The Mussentuchit fauna is particularly interesting in that it is the first time we find dinosaurs representing all the families that are so characteristic of the remainder of the Late Cretaceous in North America, in addition to preserving a few last examples of Early Cretaceous dinosaurs. As the direct ancestors of the tyrannosaurids, the derived iguanodont Eolambia, and the marsupial Kokopelia are Asian animals; this suggests that these rocks document the first immigration event of animals across the “Alaska Land Bridge.” This event is reported to have led to the extinction of many of North America’s “homegrown” (endemic) dinosaur groups. The Alaskan Land Bridge has remained an important migration corridor for life on land in the northern hemisphere to the present day. As the Mussentuchit Member appears to preserve a mixture of Early and Late Cretaceous dinosaurs, it can be said that Utah’s dinosaurs are dating the origin of Alaska, having caught the immigration- induced extinction in the act.

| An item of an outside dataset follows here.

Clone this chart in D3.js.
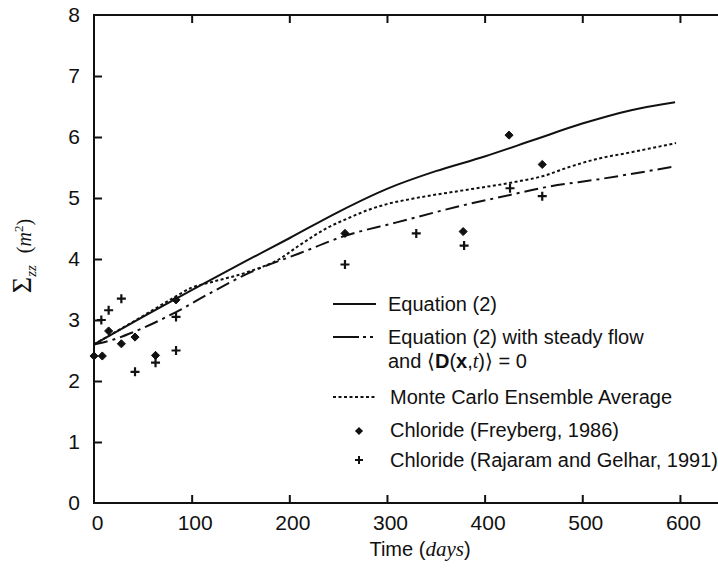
<!DOCTYPE html>
<html><head><meta charset="utf-8">
<script src="https://cdn.jsdelivr.net/npm/d3@7"></script>
<style>
html,body{margin:0;padding:0;background:#fff;}
svg{display:block;}
text{font-family:"Liberation Sans",Arial,Helvetica,sans-serif;fill:#111;}
</style></head>
<body>
<svg id="chart" width="718" height="573"></svg>
<script>
// ---- data ----
const timeTicks = [0, 100, 200, 300, 400, 500, 600];
const valueTicks = [0, 1, 2, 3, 4, 5, 6, 7, 8];

// Equation (2)
const eqDays   = [0, 50, 100, 150, 200, 250, 300, 350, 400, 450, 500, 550, 595];
const eqValues = [2.60, 3.05, 3.49, 3.92, 4.34, 4.77, 5.15, 5.44, 5.68, 5.95, 6.22, 6.44, 6.57];

// Equation (2) with steady flow and <D(x,t)> = 0
const steadyDays   = [0, 20, 40, 84, 120, 160, 210, 257, 310, 378, 426, 460, 518, 596];
const steadyValues = [2.60, 2.68, 2.80, 3.13, 3.45, 3.78, 4.09, 4.38, 4.60, 4.88, 5.05, 5.17, 5.31, 5.52];

// Monte Carlo Ensemble Average
const mcDays   = [0, 40, 80, 100, 120, 160, 190, 210, 240, 262, 280, 300, 330, 380, 430, 460, 485, 515, 550, 596];
const mcValues = [2.60, 2.97, 3.35, 3.53, 3.62, 3.80, 4.00, 4.22, 4.52, 4.68, 4.80, 4.90, 5.00, 5.13, 5.26, 5.36, 5.50, 5.64, 5.75, 5.90];

// Chloride (Freyberg, 1986)
const freybergDays   = [0, 8.5, 15, 28, 42, 63, 84, 257, 378, 425, 459];
const freybergValues = [2.41, 2.41, 2.82, 2.61, 2.72, 2.42, 3.33, 4.42, 4.45, 6.03, 5.55];

// Chloride (Rajaram and Gelhar, 1991)
const rajaramDays   = [7.5, 15, 28, 42, 63, 84, 84, 257, 330, 379, 426, 459];
const rajaramValues = [3.00, 3.16, 3.35, 2.15, 2.30, 3.05, 2.50, 3.91, 4.42, 4.22, 5.16, 5.03];

const legendLabels = ["Equation (2)", "Equation (2) with steady flow", "Monte Carlo Ensemble Average",
                      "Chloride (Freyberg, 1986)", "Chloride (Rajaram and Gelhar, 1991)"];

// ---- drawing ----
const svg = d3.select("#chart");
const mL = 94, mR = 719, mT = 15, mB = 503;
const x = d3.scaleLinear().domain([0, 640]).range([mL, mR]);
const y = d3.scaleLinear().domain([0, 8]).range([mB, mT]);
const ink = "#111";

// frame
svg.append("rect").attr("x", mL).attr("y", mT).attr("width", mR - mL).attr("height", mB - mT)
  .attr("fill", "none").attr("stroke", ink).attr("stroke-width", 2);

// axes (inward ticks)
const bottomAxis = svg.append("g").attr("transform", `translate(0,${mB})`)
  .call(d3.axisBottom(x).tickValues(timeTicks).tickSize(-8).tickPadding(12).tickFormat(d3.format("d")));
const topAxis = svg.append("g").attr("transform", `translate(0,${mT})`)
  .call(d3.axisTop(x).tickValues(timeTicks.filter(d => d > 0)).tickSize(-8).tickFormat(""));
const leftAxis = svg.append("g").attr("transform", `translate(${mL},0)`)
  .call(d3.axisLeft(y).tickValues(valueTicks).tickSize(-8).tickPadding(14).tickFormat(d3.format("d")));
[bottomAxis, topAxis, leftAxis].forEach(g => {
  g.select(".domain").remove();
  g.selectAll(".tick line").attr("stroke", ink).attr("stroke-width", 2);
  g.selectAll(".tick text").style("font-size", "21px").attr("fill", ink);
});
leftAxis.selectAll(".tick line").filter(d => d === 0 || d === 8).remove();
bottomAxis.selectAll(".tick line").filter(d => d === 0).remove();
bottomAxis.selectAll(".tick text").attr("dx", 3);

// axis titles
const xt = svg.append("text").attr("x", 420).attr("y", 556).attr("text-anchor", "middle").style("font-size", "20px");
xt.append("tspan").text("Time (");
xt.append("tspan").style("font-family", "'Liberation Serif','Times New Roman',serif").style("font-style", "italic").style("font-size", "21px").text("days");
xt.append("tspan").text(")");

const yt = svg.append("text").attr("transform", "translate(31,256) rotate(-90)").attr("text-anchor", "middle")
  .style("font-family", "'Liberation Serif','Times New Roman',serif").style("font-size", "20px");
yt.append("tspan").style("font-size", "28px").text("Σ");
yt.append("tspan").attr("dy", 5).style("font-style", "italic").style("font-size", "15px").text("zz");
yt.append("tspan").attr("dy", -5).attr("dx", 12).text("(");
yt.append("tspan").style("font-style", "italic").text("m");
yt.append("tspan").attr("dy", -8).style("font-size", "13px").text("2");
yt.append("tspan").attr("dy", 8).text(")");

// lines
const line = d3.line().x(d => x(d[0])).y(d => y(d[1])).curve(d3.curveMonotoneX);
const styles = {
  eq:     {dash: null,           w: 2},
  steady: {dash: "14,5,3,5",     w: 2},
  mc:     {dash: "3,2.5",        w: 2}
};
const series = [
  {key: "eq",     days: eqDays,     vals: eqValues},
  {key: "steady", days: steadyDays, vals: steadyValues},
  {key: "mc",     days: mcDays,     vals: mcValues}
];
series.forEach(s => {
  svg.append("path").datum(d3.zip(s.days, s.vals)).attr("d", line)
    .attr("fill", "none").attr("stroke", ink).attr("stroke-width", styles[s.key].w)
    .attr("stroke-dasharray", styles[s.key].dash);
});

// markers
const diamond = d3.symbol().type(d3.symbolDiamond2).size(42);
svg.append("g").selectAll("path").data(d3.zip(freybergDays, freybergValues)).join("path")
  .attr("transform", d => `translate(${x(d[0])},${y(d[1])})`).attr("d", diamond)
  .attr("fill", ink).attr("stroke", ink).attr("stroke-width", 1);
svg.append("g").selectAll("path").data(d3.zip(rajaramDays, rajaramValues)).join("path")
  .attr("transform", d => `translate(${x(d[0])},${y(d[1])})`)
  .attr("d", "M-4.5,0H4.5M0,-4.5V4.5").attr("stroke", ink).attr("stroke-width", 2.2).attr("fill", "none");

// legend
const lg = svg.append("g").style("font-size", "20px");
const sx0 = 333, sx1 = 376, tx = 388;
[["eq", 304], ["steady", 337], ["mc", 397]].forEach(([k, yy]) => {
  lg.append("line").attr("x1", sx0).attr("x2", sx1).attr("y1", yy).attr("y2", yy)
    .attr("stroke", ink).attr("stroke-width", 2).attr("stroke-dasharray", k === "steady" ? "26,4,3,4,3,4" : styles[k].dash);
});
lg.append("text").attr("x", tx).attr("y", 311).text(legendLabels[0]);
lg.append("text").attr("x", tx).attr("y", 344).text(legendLabels[1]);
const l2 = lg.append("text").attr("x", tx).attr("y", 368);
l2.append("tspan").text("and ⟨");
l2.append("tspan").style("font-weight", "bold").text("D");
l2.append("tspan").text("(");
l2.append("tspan").style("font-weight", "bold").text("x");
l2.append("tspan").text(",");
l2.append("tspan").style("font-family", "'Liberation Serif',serif").style("font-style", "italic").text("t");
l2.append("tspan").text(")⟩ = 0");
lg.append("text").attr("x", tx + 2).attr("y", 404).text(legendLabels[2]);
lg.append("path").attr("transform", `translate(359,431)`).attr("d", diamond).attr("fill", ink);
lg.append("text").attr("x", tx + 2).attr("y", 437).text(legendLabels[3]);
lg.append("path").attr("transform", `translate(359,460)`).attr("d", "M-4,0H4M0,-4V4")
  .attr("stroke", ink).attr("stroke-width", 2);
lg.append("text").attr("x", tx + 2).attr("y", 467).text(legendLabels[4]);
</script>
</body></html>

Utah’s Cedar Mountain dinosaurs are contributing critical information about an important period of time in the history of terrestrial life in the northern hemisphere. Globally, this was a time of changing climatic conditions during a period of exceptionally high carbon dioxide causing “super-greenhousing” (a world with no polar icecaps and a sluggish, poorly oxygenated ocean), major restructuring of biogeographic migration corridors, and a complete restructuring of plant communities with the origin and rapid rise to dominance of flowering plants. The UGS continues to discover and integrate new data from the Cedar Mountain Formation into an increasingly robust history of Utah during the Early Cretaceous and its relationship with the rest of the world. Continued new dinosaur discoveries only serve to show that Utah has the most complete dinosaur record in all of North America, and that there is still a great deal to learn from it.